**Problem requirements**
Every line below is to be quoted exactly, with nothing added or dropped.

**Information shown**
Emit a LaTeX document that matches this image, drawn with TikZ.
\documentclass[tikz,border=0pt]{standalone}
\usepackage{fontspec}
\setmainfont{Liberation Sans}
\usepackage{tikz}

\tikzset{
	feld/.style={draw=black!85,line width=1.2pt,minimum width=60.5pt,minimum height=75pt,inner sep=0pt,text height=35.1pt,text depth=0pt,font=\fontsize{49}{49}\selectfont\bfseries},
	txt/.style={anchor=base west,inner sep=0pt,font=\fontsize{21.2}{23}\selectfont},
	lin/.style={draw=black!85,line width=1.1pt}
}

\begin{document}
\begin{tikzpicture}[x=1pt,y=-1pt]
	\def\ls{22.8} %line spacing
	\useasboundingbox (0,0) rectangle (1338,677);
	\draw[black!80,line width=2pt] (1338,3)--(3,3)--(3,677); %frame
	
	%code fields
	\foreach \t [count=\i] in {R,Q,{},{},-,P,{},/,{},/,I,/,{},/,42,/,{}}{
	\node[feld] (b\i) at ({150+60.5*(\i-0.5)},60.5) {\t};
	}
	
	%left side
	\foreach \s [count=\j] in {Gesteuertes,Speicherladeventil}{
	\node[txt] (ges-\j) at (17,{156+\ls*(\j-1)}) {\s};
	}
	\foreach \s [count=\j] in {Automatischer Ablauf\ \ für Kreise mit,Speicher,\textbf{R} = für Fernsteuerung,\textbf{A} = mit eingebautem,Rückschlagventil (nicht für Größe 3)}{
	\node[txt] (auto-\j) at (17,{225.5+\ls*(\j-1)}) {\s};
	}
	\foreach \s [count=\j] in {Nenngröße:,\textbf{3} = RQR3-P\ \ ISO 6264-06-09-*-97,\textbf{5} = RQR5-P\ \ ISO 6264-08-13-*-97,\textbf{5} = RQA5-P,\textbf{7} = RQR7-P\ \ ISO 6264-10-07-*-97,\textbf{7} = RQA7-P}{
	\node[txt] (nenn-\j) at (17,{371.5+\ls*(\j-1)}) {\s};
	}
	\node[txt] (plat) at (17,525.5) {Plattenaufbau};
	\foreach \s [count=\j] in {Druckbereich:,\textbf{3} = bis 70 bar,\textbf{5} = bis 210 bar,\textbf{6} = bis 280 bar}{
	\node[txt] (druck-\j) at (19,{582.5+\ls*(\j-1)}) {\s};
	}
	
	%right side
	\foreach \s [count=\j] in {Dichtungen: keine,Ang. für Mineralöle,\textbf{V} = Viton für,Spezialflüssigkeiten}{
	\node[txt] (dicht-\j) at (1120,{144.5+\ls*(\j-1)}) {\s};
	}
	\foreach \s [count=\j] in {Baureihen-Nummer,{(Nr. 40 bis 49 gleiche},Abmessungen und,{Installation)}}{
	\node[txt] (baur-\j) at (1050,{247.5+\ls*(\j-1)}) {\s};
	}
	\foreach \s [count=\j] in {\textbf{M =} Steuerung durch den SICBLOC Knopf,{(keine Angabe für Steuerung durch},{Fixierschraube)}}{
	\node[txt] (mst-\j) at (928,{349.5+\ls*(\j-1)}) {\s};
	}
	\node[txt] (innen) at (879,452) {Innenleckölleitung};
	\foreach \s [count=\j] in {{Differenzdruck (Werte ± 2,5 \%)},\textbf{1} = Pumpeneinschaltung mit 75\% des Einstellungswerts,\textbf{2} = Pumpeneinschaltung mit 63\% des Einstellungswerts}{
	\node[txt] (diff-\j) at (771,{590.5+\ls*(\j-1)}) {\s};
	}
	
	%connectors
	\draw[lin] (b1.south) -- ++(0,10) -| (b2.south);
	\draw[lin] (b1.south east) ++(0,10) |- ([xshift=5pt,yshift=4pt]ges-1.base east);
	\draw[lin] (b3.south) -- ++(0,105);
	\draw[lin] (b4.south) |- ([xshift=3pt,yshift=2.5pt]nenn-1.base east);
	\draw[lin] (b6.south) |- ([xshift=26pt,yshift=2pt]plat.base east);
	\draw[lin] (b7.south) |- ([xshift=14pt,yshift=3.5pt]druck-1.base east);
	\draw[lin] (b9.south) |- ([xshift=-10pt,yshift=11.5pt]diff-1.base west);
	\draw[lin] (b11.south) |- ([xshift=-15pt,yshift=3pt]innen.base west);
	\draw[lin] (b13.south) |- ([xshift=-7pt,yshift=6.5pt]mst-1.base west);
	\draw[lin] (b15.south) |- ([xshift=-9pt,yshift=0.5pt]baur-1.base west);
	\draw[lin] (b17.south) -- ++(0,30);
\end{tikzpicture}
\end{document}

**Problem solution**
Emit a LaTeX document that matches this image, drawn with TikZ.
\documentclass[tikz,border=0pt]{standalone}
\usepackage{fontspec}
\setmainfont{Liberation Sans}
\usepackage{tikz}

\tikzset{
	feld/.style={draw=black!85,line width=1.2pt,minimum width=60.5pt,minimum height=75pt,inner sep=0pt,text height=35.1pt,text depth=0pt,font=\fontsize{49}{49}\selectfont\bfseries},
	txt/.style={anchor=base west,inner sep=0pt,font=\fontsize{21.2}{23}\selectfont},
	lin/.style={draw=black!85,line width=1.1pt}
}

\begin{document}
\begin{tikzpicture}[x=1pt,y=-1pt]
	\def\ls{22.8} %line spacing
	\useasboundingbox (0,0) rectangle (1338,677);
	\draw[black!80,line width=2pt] (1338,3)--(3,3)--(3,677); %frame
	
	%code fields
	\foreach \t [count=\i] in {R,Q,{},{},-,P,{},/,{},/,I,/,{},/,42,/,{}}{
	\node[feld] (b\i) at ({150+60.5*(\i-0.5)},60.5) {\t};
	}
	
	%left side
	\foreach \s [count=\j] in {Gesteuertes,Speicherladeventil}{
	\node[txt] (ges-\j) at (17,{156+\ls*(\j-1)}) {\s};
	}
	\foreach \s [count=\j] in {Automatischer Ablauf\ \ für Kreise mit,Speicher,\textbf{R} = für Fernsteuerung,\textbf{A} = mit eingebautem,Rückschlagventil (nicht für Größe 3)}{
	\node[txt] (auto-\j) at (17,{225.5+\ls*(\j-1)}) {\s};
	}
	\foreach \s [count=\j] in {Nenngröße:,\textbf{3} = RQR3-P\ \ ISO 6264-06-09-*-97,\textbf{5} = RQR5-P\ \ ISO 6264-08-13-*-97,\textbf{5} = RQA5-P,\textbf{7} = RQR7-P\ \ ISO 6264-10-07-*-97,\textbf{7} = RQA7-P}{
	\node[txt] (nenn-\j) at (17,{371.5+\ls*(\j-1)}) {\s};
	}
	\node[txt] (plat) at (17,525.5) {Plattenaufbau};
	\foreach \s [count=\j] in {Druckbereich:,\textbf{3} = bis 70 bar,\textbf{5} = bis 210 bar,\textbf{6} = bis 280 bar}{
	\node[txt] (druck-\j) at (19,{582.5+\ls*(\j-1)}) {\s};
	}
	
	%right side
	\foreach \s [count=\j] in {Dichtungen: keine,Ang. für Mineralöle,\textbf{V} = Viton für,Spezialflüssigkeiten}{
	\node[txt] (dicht-\j) at (1120,{144.5+\ls*(\j-1)}) {\s};
	}
	\foreach \s [count=\j] in {Baureihen-Nummer,{(Nr. 40 bis 49 gleiche},Abmessungen und,{Installation)}}{
	\node[txt] (baur-\j) at (1050,{247.5+\ls*(\j-1)}) {\s};
	}
	\foreach \s [count=\j] in {\textbf{M =} Steuerung durch den SICBLOC Knopf,{(keine Angabe für Steuerung durch},{Fixierschraube)}}{
	\node[txt] (mst-\j) at (928,{349.5+\ls*(\j-1)}) {\s};
	}
	\node[txt] (innen) at (879,452) {Innenleckölleitung};
	\foreach \s [count=\j] in {{Differenzdruck (Werte ± 2,5 \%)},\textbf{1} = Pumpeneinschaltung mit 75\% des Einstellungswerts,\textbf{2} = Pumpeneinschaltung mit 63\% des Einstellungswerts}{
	\node[txt] (diff-\j) at (771,{590.5+\ls*(\j-1)}) {\s};
	}
	
	%connectors
	\draw[lin] (b1.south) -- ++(0,10) -| (b2.south);
	\draw[lin] (b1.south east) ++(0,10) |- ([xshift=5pt,yshift=4pt]ges-1.base east);
	\draw[lin] (b3.south) -- ++(0,105);
	\draw[lin] (b4.south) |- ([xshift=3pt,yshift=2.5pt]nenn-1.base east);
	\draw[lin] (b6.south) |- ([xshift=26pt,yshift=2pt]plat.base east);
	\draw[lin] (b7.south) |- ([xshift=14pt,yshift=3.5pt]druck-1.base east);
	\draw[lin] (b9.south) |- ([xshift=-10pt,yshift=11.5pt]diff-1.base west);
	\draw[lin] (b11.south) |- ([xshift=-15pt,yshift=3pt]innen.base west);
	\draw[lin] (b13.south) |- ([xshift=-7pt,yshift=6.5pt]mst-1.base west);
	\draw[lin] (b15.south) |- ([xshift=-9pt,yshift=0.5pt]baur-1.base west);
	\draw[lin] (b17.south) -- ++(0,30);
\end{tikzpicture}
\end{document}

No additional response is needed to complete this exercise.